▸ **MATERIAL PROVIDED**:
- - -

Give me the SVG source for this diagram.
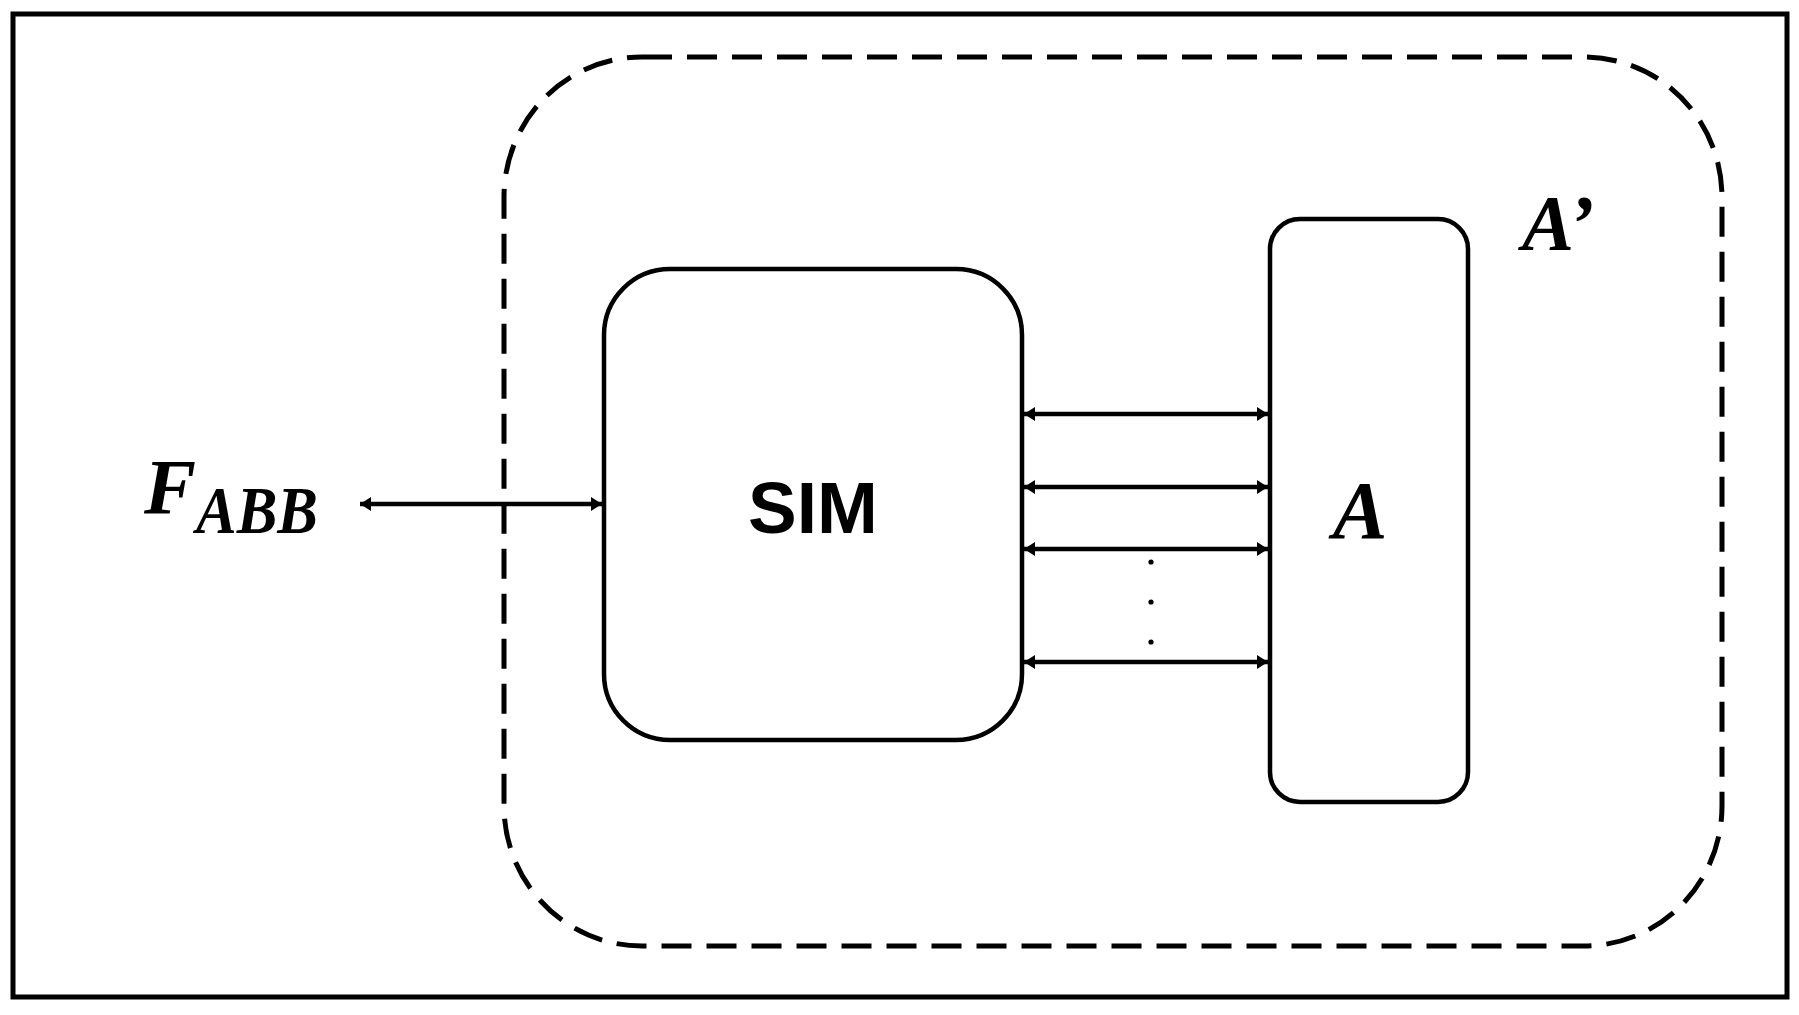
<svg xmlns="http://www.w3.org/2000/svg" width="1799" height="1015" viewBox="0 0 1799 1015">
  <style>
    .frame { fill: none; stroke: #000; stroke-width: 5; }
    .box { fill: #fff; stroke: #000; stroke-width: 4.5; }
    .dash { fill: none; stroke: #000; stroke-width: 5; stroke-dasharray: 30 15; }
    .conn { stroke: #000; stroke-width: 4.5; fill: none; marker-start: url(#ah); marker-end: url(#ah); }
    .math { font-family: "Liberation Serif", "DejaVu Serif", serif; font-style: italic; font-weight: bold; fill: #000; }
    .lbl { font-family: "Liberation Sans", Arial, sans-serif; font-weight: bold; fill: #000; }
  </style>
  <defs>
    <marker id="ah" markerUnits="userSpaceOnUse" markerWidth="11" markerHeight="14" refX="11" refY="7" orient="auto-start-reverse">
      <path d="M0,0 L11,7 L0,14 z" fill="#000"/>
    </marker>
  </defs>
  <rect width="1799" height="1015" fill="#fff"/>
  <rect class="frame" x="13" y="14" width="1774" height="983"/>
  <g id="Aprime">
    <rect class="dash" x="504" y="57" width="1218" height="889" rx="138" ry="140"/>
    <text class="math" x="1522" y="249" font-size="78">A’</text>
  </g>
  <g id="SIM">
    <rect class="box" x="604" y="269" width="418" height="471" rx="66" ry="66"/>
    <text class="lbl" x="813" y="533" font-size="73" text-anchor="middle">SIM</text>
  </g>
  <g id="A">
    <rect class="box" x="1270" y="219" width="198" height="583" rx="30" ry="30"/>
    <text class="math" x="1360" y="538" font-size="82" text-anchor="middle">A</text>
  </g>
  <g id="FABB">
    <text class="math" x="144" y="513" font-size="78">F</text>
    <text class="math" x="196" y="533" font-size="68" textLength="122" lengthAdjust="spacingAndGlyphs">ABB</text>
  </g>
  <g id="connectors">
    <line class="conn" x1="360" y1="504" x2="602" y2="504"/>
    <line class="conn" x1="1024" y1="414" x2="1268" y2="414"/>
    <line class="conn" x1="1024" y1="487" x2="1268" y2="487"/>
    <line class="conn" x1="1024" y1="549" x2="1268" y2="549"/>
    <line class="conn" x1="1024" y1="662" x2="1268" y2="662"/>
  </g>
  <g id="dots" fill="#000">
    <circle cx="1151" cy="562" r="2.6"/>
    <circle cx="1151" cy="602" r="2.6"/>
    <circle cx="1151" cy="642" r="2.6"/>
  </g>
</svg>
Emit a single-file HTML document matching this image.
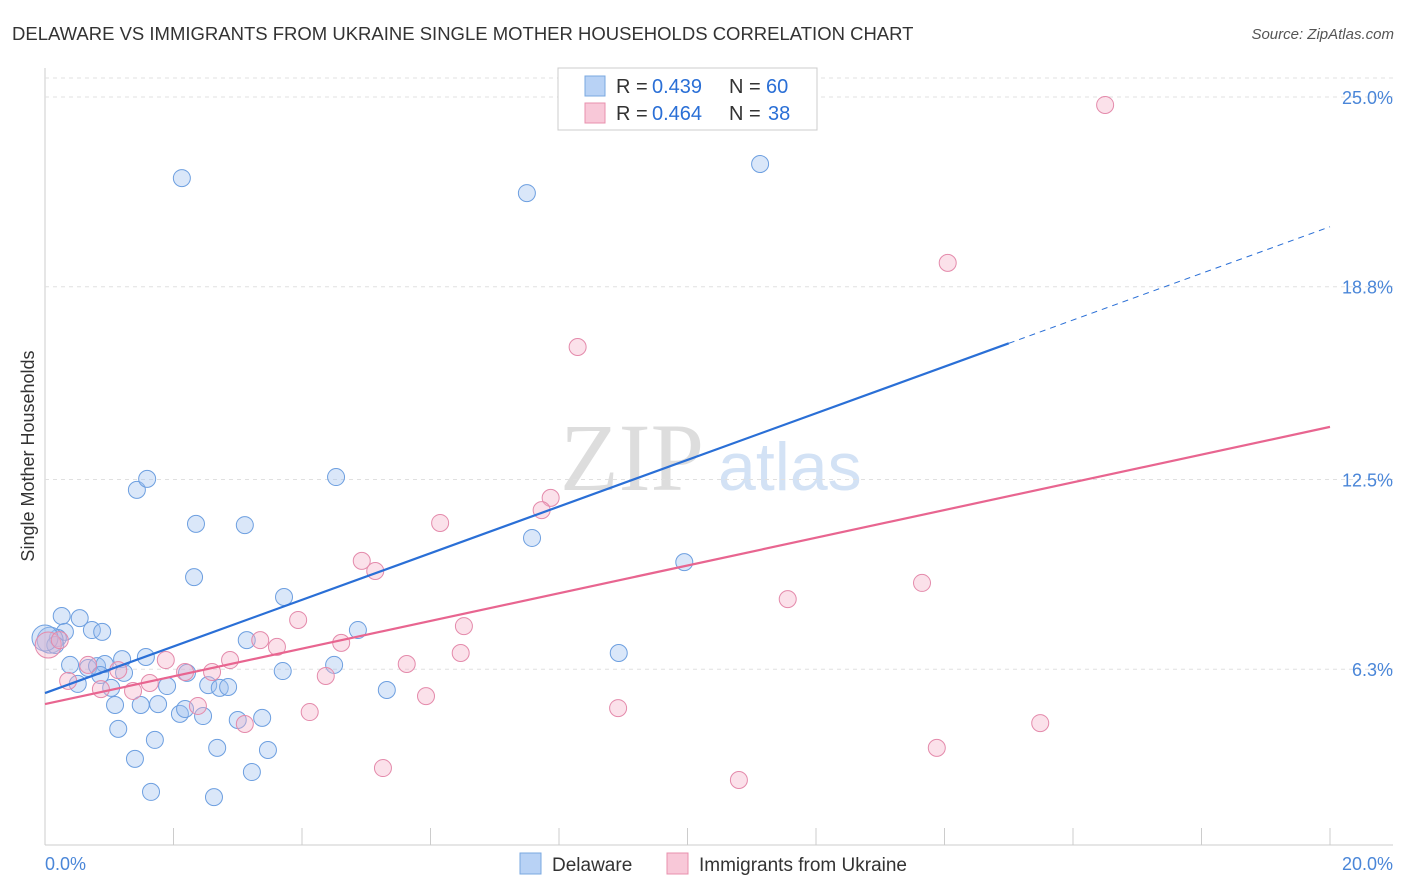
<!DOCTYPE html>
<html><head><meta charset="utf-8">
<style>
body{margin:0;background:#fff;font-family:"Liberation Sans",sans-serif;}
#wrap{position:relative;width:1406px;height:892px;overflow:hidden;}
</style></head>
<body>
<div id="wrap">
<svg id="svg" width="1406" height="892" xmlns="http://www.w3.org/2000/svg">
<text x="12" y="40" font-size="18.5" fill="#333">DELAWARE VS IMMIGRANTS FROM UKRAINE SINGLE MOTHER HOUSEHOLDS CORRELATION CHART</text>
<text x="1394" y="39" font-size="15" fill="#555" font-style="italic" text-anchor="end">Source: ZipAtlas.com</text>
<text x="34" y="456" font-size="18" fill="#333" text-anchor="middle" transform="rotate(-90 34 456)">Single Mother Households</text>
<text x="560" y="490" font-size="96" fill="#ddd" font-family="Liberation Serif,serif">ZIP</text>
<text x="718" y="490" font-size="68" fill="#d3e2f5">atlas</text>
<g id="grid"></g><g id="pts"></g><g id="lines"></g>
<g>
<rect x="558" y="68" width="259" height="62" fill="#fff" stroke="#ccc"/>
<rect x="585" y="76" width="20" height="20" fill="#b8d2f5" stroke="#7aa8e0"/>
<text x="616" y="93" font-size="20" fill="#333">R = </text>
<text x="652" y="93" font-size="20" fill="#2a6fd6">0.439</text>
<text x="729" y="93" font-size="20" fill="#333">N = </text>
<text x="766" y="93" font-size="20" fill="#2a6fd6">60</text>
<rect x="585" y="103" width="20" height="20" fill="#f8c8d8" stroke="#e890ae"/>
<text x="616" y="120" font-size="20" fill="#333">R = </text>
<text x="652" y="120" font-size="20" fill="#2a6fd6">0.464</text>
<text x="729" y="120" font-size="20" fill="#333">N = </text>
<text x="768" y="120" font-size="20" fill="#2a6fd6">38</text>
</g>
<g>
<rect x="520" y="853" width="21" height="21" fill="#b8d2f5" stroke="#7aa8e0"/>
<text x="552" y="871" font-size="19" fill="#333">Delaware</text>
<rect x="667" y="853" width="21" height="21" fill="#f8c8d8" stroke="#e890ae"/>
<text x="699" y="871" font-size="19" fill="#333">Immigrants from Ukraine</text>
</g>
</svg>
</div>
<script>
const yTicks=[25.0,18.8,12.5,6.3];
const yTickLabels=["25.0%","18.8%","12.5%","6.3%"];
const xTickLabels=["0.0%","20.0%"];
const delX=[2.13,7.50,11.13,1.43,1.59,2.35,3.11,4.53,7.58,9.95,2.32,3.72,4.87,3.14,8.93,0.26,0.54,0.31,0.73,0.89,0.20,0.08,0.16,0.39,0.67,0.81,0.93,1.20,1.57,0.86,1.23,0.51,1.03,1.90,2.21,2.54,2.72,2.85,3.70,4.50,5.32,1.09,1.49,1.76,2.10,2.18,2.46,3.00,3.38,1.14,1.71,2.68,3.47,1.40,3.22,1.65,2.63,0.0];
const delY=[22.35,21.86,22.81,12.16,12.52,11.05,11.01,12.58,10.59,9.80,9.31,8.66,7.58,7.25,6.83,8.04,7.97,7.52,7.58,7.52,7.32,7.25,7.09,6.44,6.34,6.40,6.47,6.63,6.70,6.11,6.18,5.82,5.69,5.75,6.18,5.78,5.69,5.72,6.24,6.44,5.62,5.13,5.13,5.16,4.84,5.00,4.77,4.64,4.71,4.35,3.99,3.73,3.66,3.37,2.94,2.29,2.12,7.32];
const ukrX=[16.50,14.05,8.29,7.87,7.73,6.15,4.93,5.14,13.65,11.56,6.52,3.94,3.35,3.61,4.61,6.47,0.05,0.23,0.67,1.88,2.88,2.60,2.18,1.14,0.36,1.63,0.87,1.37,5.63,4.37,5.93,2.38,4.12,3.11,8.92,15.49,13.88,5.26,10.80];
const ukrY=[24.74,19.58,16.83,11.90,11.50,11.08,9.84,9.51,9.12,8.59,7.71,7.91,7.25,7.03,7.16,6.83,7.09,7.25,6.44,6.60,6.60,6.21,6.21,6.27,5.92,5.85,5.65,5.59,6.47,6.08,5.42,5.10,4.90,4.51,5.03,4.54,3.73,3.07,2.68];
const delTrend=[5.52,0.762];
const ukrTrend=[5.16,0.453];
const X=v=>45+v*64.25, Y=v=>97+(25-v)*30.6;
const NS="http://www.w3.org/2000/svg";
function mk(t,a,p){const e=document.createElementNS(NS,t);for(const k in a)e.setAttribute(k,a[k]);p.appendChild(e);return e;}
const grid=document.getElementById('grid');
mk('line',{x1:45,y1:68,x2:45,y2:845,stroke:'#ccc'},grid);
mk('line',{x1:45,y1:845,x2:1393,y2:845,stroke:'#ccc'},grid);
mk('line',{x1:45,y1:78,x2:1393,y2:78,stroke:'#e0e0e0','stroke-dasharray':'4,4'},grid);
yTicks.forEach((v,i)=>{
 const l=mk('line',{x1:45,y1:Y(v),x2:1393,y2:Y(v),stroke:'#e0e0e0','stroke-dasharray':'4,4'},grid);
 
 
 const t=mk('text',{x:1393,y:Y(v)+7,'font-size':18,fill:'#4a86d8','text-anchor':'end'},grid);
 t.textContent=yTickLabels[i];
 
 
});
for(let i=1;i<=10;i++){const l=mk('line',{x1:X(i*2),y1:828,x2:X(i*2),y2:845,stroke:'#ccc'},grid);
 
 }
[[0,'start',45],[20,'end',1393]].forEach((d,i)=>{const t=mk('text',{x:d[2],y:870,'font-size':18,fill:'#4a86d8','text-anchor':d[1]},grid);t.textContent=xTickLabels[i];
 
 });
const pts=document.getElementById('pts');
function draw(xs,ys,fill,stroke,name){xs.forEach((x,i)=>{const big=x<0.1;
 const c=mk('circle',{cx:X(x),cy:Y(ys[i]),r:big?13:8.5,fill:fill,'fill-opacity':0.38,stroke:stroke,'stroke-width':1},pts);
 
 });}
draw(delX,delY,'#9ec0ef','#6d9fe0','delaware-point');
draw(ukrX,ukrY,'#f5b0c8','#e48aab','ukraine-point');
const lines=document.getElementById('lines');
const b1=mk('line',{x1:X(0),y1:Y(delTrend[0]),x2:X(15),y2:Y(delTrend[0]+15*delTrend[1]),stroke:'#2a6fd6','stroke-width':2.2},lines);


const b2=mk('line',{x1:X(15),y1:Y(delTrend[0]+15*delTrend[1]),x2:X(20),y2:Y(delTrend[0]+20*delTrend[1]),stroke:'#2a6fd6','stroke-width':1,'stroke-dasharray':'6,5'},lines);


const p1=mk('line',{x1:X(0),y1:Y(ukrTrend[0]),x2:X(20),y2:Y(ukrTrend[0]+20*ukrTrend[1]),stroke:'#e86590','stroke-width':2.2},lines);


</script>
</body></html>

- - -

▸ **WHAT TO DO**:
Go through the records and pull out each line that includes the word "document".

▸ **THE RESPONSE**:
Emit a single-file HTML document matching this image.
function mk(t,a,p){const e=document.createElementNS(NS,t);for(const k in a)e.setAttribute(k,a[k]);p.appendChild(e);return e;}
const grid=document.getElementById('grid');
const pts=document.getElementById('pts');
const lines=document.getElementById('lines');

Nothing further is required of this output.